Pulitzer-Prize winning Revolutionary War historian Joseph J. Ellis turned his sights on the nation's most singular founder in this 2000 biography, His Excellency: George Washington. A concise look at a long, complicated life, Ellis focuses on very specific questions here, namely how George Washington’s character influenced his public decisions, and how he came to be the symbol of not just American leadership but, earlier, of the entire Revolutionary cause.
Did Washington, the man and the leader, deserve his later canonization? Ellis' answer is a slightly qualified yes, as he traces Washington's life from his youthful, energetic, impulsive military decisions — and a string of near-catastrophic mistakes — to his later, steady leadership of the fledgling American republic.

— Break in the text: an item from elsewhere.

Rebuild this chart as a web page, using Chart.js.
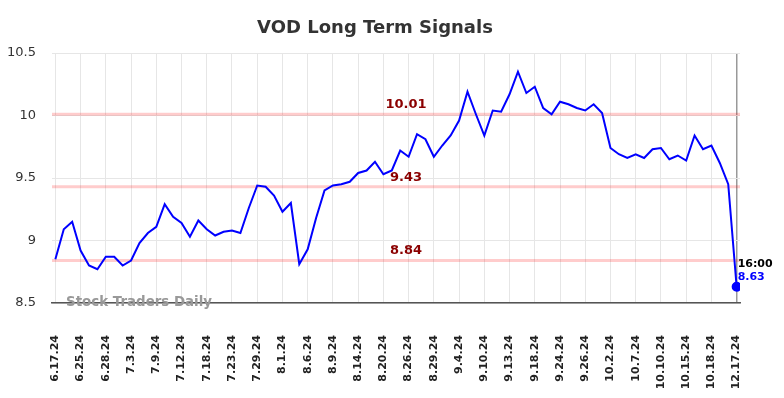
<!DOCTYPE html>
<html>
<head>
<meta charset="utf-8">
<script src="https://cdn.jsdelivr.net/npm/chart.js@4"></script>
<style>
    html, body { margin: 0; padding: 0; background: #fff; }
    #wrap { width: 784px; height: 398px; position: relative; }
</style>
</head>
<body>
<div id="wrap"><canvas id="signalChart"></canvas></div>
<script>
const tickLabels = ["6.17.24", "6.25.24", "6.28.24", "7.3.24", "7.9.24", "7.12.24", "7.18.24",
    "7.23.24", "7.29.24", "8.1.24", "8.6.24", "8.9.24", "8.14.24", "8.20.24", "8.26.24",
    "8.29.24", "9.4.24", "9.10.24", "9.13.24", "9.18.24", "9.24.24", "9.26.24", "10.2.24",
    "10.7.24", "10.10.24", "10.15.24", "10.18.24", "12.17.24"]

const closes = [
    8.85, 9.09, 9.15, 8.92, 8.80, 8.77, 8.87, 8.87, 8.80, 8.84,
    8.98, 9.06, 9.11, 9.29, 9.19, 9.14, 9.03, 9.16, 9.09, 9.04,
    9.07, 9.08, 9.06, 9.26, 9.44, 9.43, 9.36, 9.23, 9.30, 8.81,
    8.93, 9.18, 9.40, 9.44, 9.45, 9.47, 9.54, 9.56, 9.63, 9.53,
    9.56, 9.72, 9.67, 9.85, 9.81, 9.67, 9.76, 9.84, 9.96, 10.19,
    10.01, 9.84, 10.04, 10.03, 10.17, 10.35, 10.18, 10.23, 10.06, 10.01,
    10.11, 10.09, 10.06, 10.04, 10.09, 10.02, 9.74, 9.69, 9.66, 9.69,
    9.66, 9.73, 9.74, 9.65, 9.68, 9.64, 9.84, 9.73, 9.76, 9.62,
    9.45, 8.63]

const signalLevels = [10.01, 9.43, 8.84]
const yTicks = [8.5, 9, 9.5, 10, 10.5]
const lastTime = "16:00"
const chartTitle = "VOD Long Term Signals"
const watermark = "Stock Traders Daily"

const tickStep = 3
const lastIndex = closes.length - 1

Chart.defaults.font.family = "'DejaVu Sans', sans-serif"

// red signal lines + their labels, under the price line
const signalPlugin = {
    id: 'signals',
    beforeDatasetsDraw(chart)
    {
        const {ctx, chartArea, scales} = chart
        ctx.save()
        signalLevels.forEach(level =>
        {
            const y = scales.y.getPixelForValue(level)
            ctx.strokeStyle = 'rgba(255, 0, 0, 0.2)'
            ctx.lineWidth = 3
            ctx.beginPath()
            ctx.moveTo(chartArea.left, y)
            ctx.lineTo(chartArea.right, y)
            ctx.stroke()
            ctx.fillStyle = '#8b0000'
            ctx.font = "bold 13px 'DejaVu Sans'"
            ctx.textAlign = 'center'
            ctx.textBaseline = 'bottom'
            ctx.fillText(level.toFixed(2), scales.x.getPixelForValue(41.7), y - 3)
        })
        ctx.restore()
    },
    afterDraw(chart)
    {
        const {ctx, chartArea, scales} = chart
        ctx.save()
        // title
        ctx.fillStyle = '#333'
        ctx.font = "bold 18px 'DejaVu Sans'"
        ctx.textAlign = 'center'
        ctx.textBaseline = 'alphabetic'
        ctx.fillText(chartTitle, 375, 33)
        // watermark
        ctx.fillStyle = '#999'
        ctx.font = "bold 13.4px 'DejaVu Sans'"
        ctx.textAlign = 'left'
        ctx.textBaseline = 'middle'
        ctx.fillText(watermark, chartArea.left + 14, chartArea.bottom)
        // last value label
        const px = scales.x.getPixelForValue(lastIndex)
        const py = scales.y.getPixelForValue(closes[lastIndex])
        ctx.font = "bold 11px 'DejaVu Sans'"
        ctx.textBaseline = 'alphabetic'
        ctx.fillStyle = '#000'
        ctx.fillText(lastTime, px + 1, py - 20)
        ctx.fillStyle = '#0000ff'
        ctx.fillText(closes[lastIndex].toFixed(2), px + 1, py - 7)
        ctx.restore()
    }
}

const graphConfig = {
    type: 'line',
    data: {
        datasets: [{
            label: "VOD",
            borderColor: "#0000ff",
            backgroundColor: "#0000ff",
            borderWidth: 2,
            tension: 0,
            pointRadius: closes.map((_, i) => i === lastIndex ? 4 : 0),
            pointHoverRadius: 0,
            data: closes.map((v, i) => ({x: i, y: v})),
        }],
    },
    options: {
        responsive: true,
        maintainAspectRatio: false,
        animation: false,
        layout: {
            padding: {left: 0, right: 44, top: 53, bottom: 0}
        },
        scales: {
            x: {
                type: 'linear',
                min: -0.4,
                max: lastIndex + 0.4,
                afterBuildTicks: (scale) =>
                {
                    scale.ticks = tickLabels.map((_, i) => ({value: i * tickStep}))
                },
                afterFit: (scale) => { scale.height = 95 },
                ticks: {
                    autoSkip: false,
                    minRotation: 90,
                    maxRotation: 90,
                    padding: 32,
                    color: '#222',
                    font: {size: 11, weight: 'bold'},
                    callback: (v) => tickLabels[Math.round(v / tickStep)] ?? ''
                },
                grid: {
                    drawTicks: false,
                    color: (c) => c.tick && c.tick.value === lastIndex ? '#999' : '#e6e6e6',
                    lineWidth: (c) => c.tick && c.tick.value === lastIndex ? 1.5 : 1
                },
                border: {color: '#555', width: 1.5}
            },
            y: {
                min: 8.5,
                max: 10.5,
                afterBuildTicks: (scale) =>
                {
                    scale.ticks = yTicks.map(v => ({value: v}))
                },
                afterFit: (scale) => { scale.width = 52 },
                ticks: {
                    padding: 16,
                    color: '#333',
                    font: {size: 13},
                    callback: (v) => String(v)
                },
                grid: {
                    drawTicks: false,
                    color: '#e6e6e6'
                },
                border: {display: false}
            },
        },
        plugins: {
            legend: {display: false},
            title: {display: false},
            tooltip: {enabled: false}
        },
    },
    plugins: [signalPlugin]
}

const ctx = document.getElementById("signalChart")
const myChart = new Chart(ctx, graphConfig)
</script>
</body>
</html>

What Ellis takes pains to demonstrate are the parts of Washington's character — namely, his ability to turn down offered powers despite extremely high personal ambition — that translated into not just his own personal success but also made the American experiment possible. Washington’s strong-willed denial of his own ambition made it possible for America to escape the curse of dictatorial rule that could have easily befallen the country, and it makes Washington, in Ellis' eyes, one of the most remarkable leaders in world history.
The book is an easy, narrative-driven read that should interest even the mildest history enthusiast, and includes earlier paintings and illustrations of Washington and his closest associates. It makes the monument into a man, and then shows why he deserves his later memorials, in effective, clean prose with a sturdy (if oft invisible) background of intense scholarship.